The real risk is gradual erosion
This is not about predicting a sudden collapse of the UK gambling market. The system is too established for that. The risk is more subtle and more difficult to measure in the short term. It is a gradual erosion of competitiveness, a slow shift in behaviour and a steady increase in alternative channels.
These changes do not happen overnight. They develop over time and become visible only when they reach a certain scale. By that point, reversing them becomes significantly more complex.
What happens next actually matters more than what just happened
The next 24 months will be critical in determining whether this policy achieves its intended outcome. Operators will adjust their strategies, investment patterns will shift and enforcement efforts will be tested in practice. At the same time, the government will begin to see whether its revenue projections align with actual market behaviour.
This is where the gap between theory and reality becomes visible. If channelisation weakens and the black market expands, the effectiveness of the policy will come into question. If the regulated market remains competitive, the government may consider the approach validated.
A short-term gain with long-term consequences
If you step back and look at the broader picture, this feels like a short-term fiscal decision with long-term structural implications. The government is targeting a sector that can deliver immediate revenue. That part is clear. What is less clear is whether the underlying system will remain as stable and productive over time.

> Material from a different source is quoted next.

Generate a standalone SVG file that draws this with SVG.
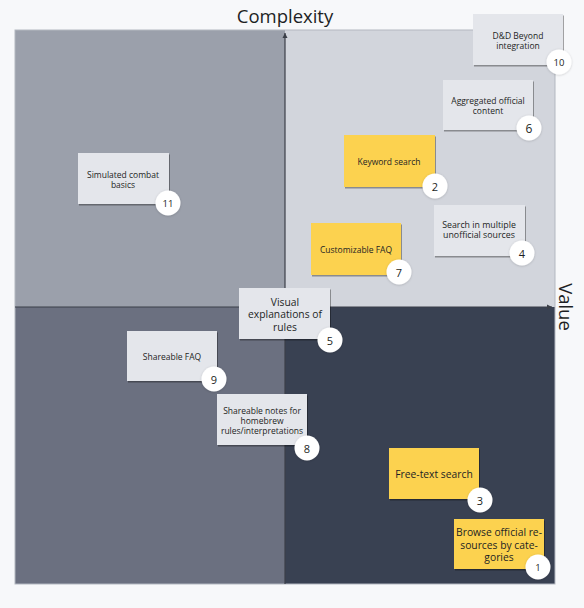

The paradox is that by increasing pressure on the regulated market, the government may be weakening the very mechanism it relies on for taxation and control. That is not an immediate effect, but it is a real one.
My thoughts on this!
The UK has not just increased gambling taxes. It has changed the balance of its regulated market in a way that will take time to fully unfold. Rachel Reeves may well achieve the headline figures in the short term. The more important question is what those figures look like in three or four years, once behaviour, competition and market structure have adjusted.
Because in this sector, the outcome is rarely determined by the initial decision. It is determined by everything that follows.
FAQs
What is the new UK gambling tax rate introduced in 2026?
The UK increased the Remote Gaming Duty from 21% to 40% starting 1 April 2026, significantly raising the tax burden on online gambling operators.
Why did the UK government increase gambling taxes?
The government aims to generate over £1 billion in additional revenue and position the policy as a responsible measure targeting a high-risk sector.
Who is leading this policy change?
The tax policy is closely associated with Chancellor Rachel Reeves, reflecting a broader fiscal and regulatory strategy.
What is Remote Gaming Duty?
Remote Gaming Duty is a tax applied to online gambling operators offering casino-style games to UK players.
How might higher taxes affect gambling operators?
Operators may reduce bonuses, adjust pricing, cut costs or even close retail locations to maintain profitability.
Will players be affected by these changes?
Yes, players may experience reduced promotions, worse odds and increased friction when using regulated platforms.
What is channelisation in gambling?
Channelisation refers to the proportion of players who use licensed, regulated operators instead of unlicensed or illegal platforms.
Is there a risk of increased black market activity?
Yes, higher taxes can weaken the regulated market, potentially pushing some users toward illegal operators offering better value.
How is the UK addressing illegal gambling?
The government has allocated around £26 million over three years to strengthen enforcement against unlicensed operators.
What could happen in the long term?
There is a risk of gradual market erosion, where competitiveness declines and more users shift to alternative platforms.